Stated problem> Skipping all pictures, set down the lines of the listing from the first through the one with "(start) -- (tip);".

Stored data>
+===+
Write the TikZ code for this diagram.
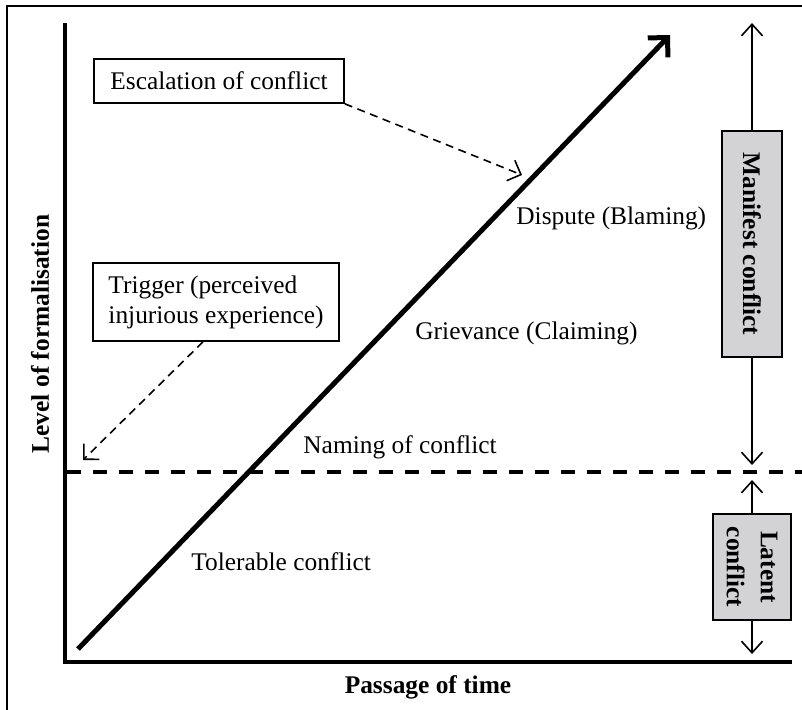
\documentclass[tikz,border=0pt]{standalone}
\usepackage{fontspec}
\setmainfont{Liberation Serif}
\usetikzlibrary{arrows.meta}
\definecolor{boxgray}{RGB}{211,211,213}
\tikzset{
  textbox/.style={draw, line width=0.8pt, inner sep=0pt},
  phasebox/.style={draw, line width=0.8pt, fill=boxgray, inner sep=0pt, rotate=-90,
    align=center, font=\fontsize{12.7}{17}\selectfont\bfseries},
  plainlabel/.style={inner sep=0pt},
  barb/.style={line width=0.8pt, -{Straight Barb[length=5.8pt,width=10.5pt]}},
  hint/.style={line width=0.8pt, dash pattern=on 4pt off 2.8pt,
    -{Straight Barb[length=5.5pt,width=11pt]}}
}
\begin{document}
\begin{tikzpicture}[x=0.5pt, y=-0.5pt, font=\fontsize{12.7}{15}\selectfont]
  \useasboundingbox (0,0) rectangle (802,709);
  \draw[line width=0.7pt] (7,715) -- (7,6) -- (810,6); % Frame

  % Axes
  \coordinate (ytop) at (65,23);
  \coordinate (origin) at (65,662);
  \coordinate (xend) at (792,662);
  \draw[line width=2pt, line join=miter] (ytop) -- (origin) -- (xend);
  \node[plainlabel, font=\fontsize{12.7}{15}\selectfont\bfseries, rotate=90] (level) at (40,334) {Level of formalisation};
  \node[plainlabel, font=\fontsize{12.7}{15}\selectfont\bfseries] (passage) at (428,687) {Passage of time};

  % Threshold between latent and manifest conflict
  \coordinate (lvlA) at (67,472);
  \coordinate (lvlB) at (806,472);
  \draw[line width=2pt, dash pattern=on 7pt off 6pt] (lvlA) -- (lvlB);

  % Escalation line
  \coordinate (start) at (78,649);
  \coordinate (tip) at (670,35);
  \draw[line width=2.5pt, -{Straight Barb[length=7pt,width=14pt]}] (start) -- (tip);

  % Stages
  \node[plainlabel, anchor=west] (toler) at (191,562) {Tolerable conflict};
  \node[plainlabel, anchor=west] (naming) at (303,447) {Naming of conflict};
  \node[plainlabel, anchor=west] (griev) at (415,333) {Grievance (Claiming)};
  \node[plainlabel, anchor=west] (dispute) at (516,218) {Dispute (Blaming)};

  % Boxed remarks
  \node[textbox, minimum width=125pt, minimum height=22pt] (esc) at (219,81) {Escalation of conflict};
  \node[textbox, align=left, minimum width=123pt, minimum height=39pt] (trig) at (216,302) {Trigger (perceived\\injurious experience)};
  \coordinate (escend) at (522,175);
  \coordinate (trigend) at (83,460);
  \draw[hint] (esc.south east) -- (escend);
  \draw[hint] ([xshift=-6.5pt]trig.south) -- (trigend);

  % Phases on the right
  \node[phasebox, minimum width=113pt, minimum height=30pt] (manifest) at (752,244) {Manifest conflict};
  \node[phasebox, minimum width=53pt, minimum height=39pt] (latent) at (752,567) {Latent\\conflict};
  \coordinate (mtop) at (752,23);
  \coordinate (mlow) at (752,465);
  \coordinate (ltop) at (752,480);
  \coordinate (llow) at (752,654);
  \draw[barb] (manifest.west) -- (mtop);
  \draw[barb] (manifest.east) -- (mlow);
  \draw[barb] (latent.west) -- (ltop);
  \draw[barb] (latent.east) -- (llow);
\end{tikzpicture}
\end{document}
+===+
Answer for this exercise>
Write the TikZ code for this diagram.
\documentclass[tikz,border=0pt]{standalone}
\usepackage{fontspec}
\setmainfont{Liberation Serif}
\usetikzlibrary{arrows.meta}
\definecolor{boxgray}{RGB}{211,211,213}
\tikzset{
  textbox/.style={draw, line width=0.8pt, inner sep=0pt},
  phasebox/.style={draw, line width=0.8pt, fill=boxgray, inner sep=0pt, rotate=-90,
    align=center, font=\fontsize{12.7}{17}\selectfont\bfseries},
  plainlabel/.style={inner sep=0pt},
  barb/.style={line width=0.8pt, -{Straight Barb[length=5.8pt,width=10.5pt]}},
  hint/.style={line width=0.8pt, dash pattern=on 4pt off 2.8pt,
    -{Straight Barb[length=5.5pt,width=11pt]}}
}
\begin{document}
\begin{tikzpicture}[x=0.5pt, y=-0.5pt, font=\fontsize{12.7}{15}\selectfont]
  \useasboundingbox (0,0) rectangle (802,709);
  \draw[line width=0.7pt] (7,715) -- (7,6) -- (810,6); % Frame

  % Axes
  \coordinate (ytop) at (65,23);
  \coordinate (origin) at (65,662);
  \coordinate (xend) at (792,662);
  \draw[line width=2pt, line join=miter] (ytop) -- (origin) -- (xend);
  \node[plainlabel, font=\fontsize{12.7}{15}\selectfont\bfseries, rotate=90] (level) at (40,334) {Level of formalisation};
  \node[plainlabel, font=\fontsize{12.7}{15}\selectfont\bfseries] (passage) at (428,687) {Passage of time};

  % Threshold between latent and manifest conflict
  \coordinate (lvlA) at (67,472);
  \coordinate (lvlB) at (806,472);
  \draw[line width=2pt, dash pattern=on 7pt off 6pt] (lvlA) -- (lvlB);

  % Escalation line
  \coordinate (start) at (78,649);
  \coordinate (tip) at (670,35);
  \draw[line width=2.5pt, -{Straight Barb[length=7pt,width=14pt]}] (start) -- (tip);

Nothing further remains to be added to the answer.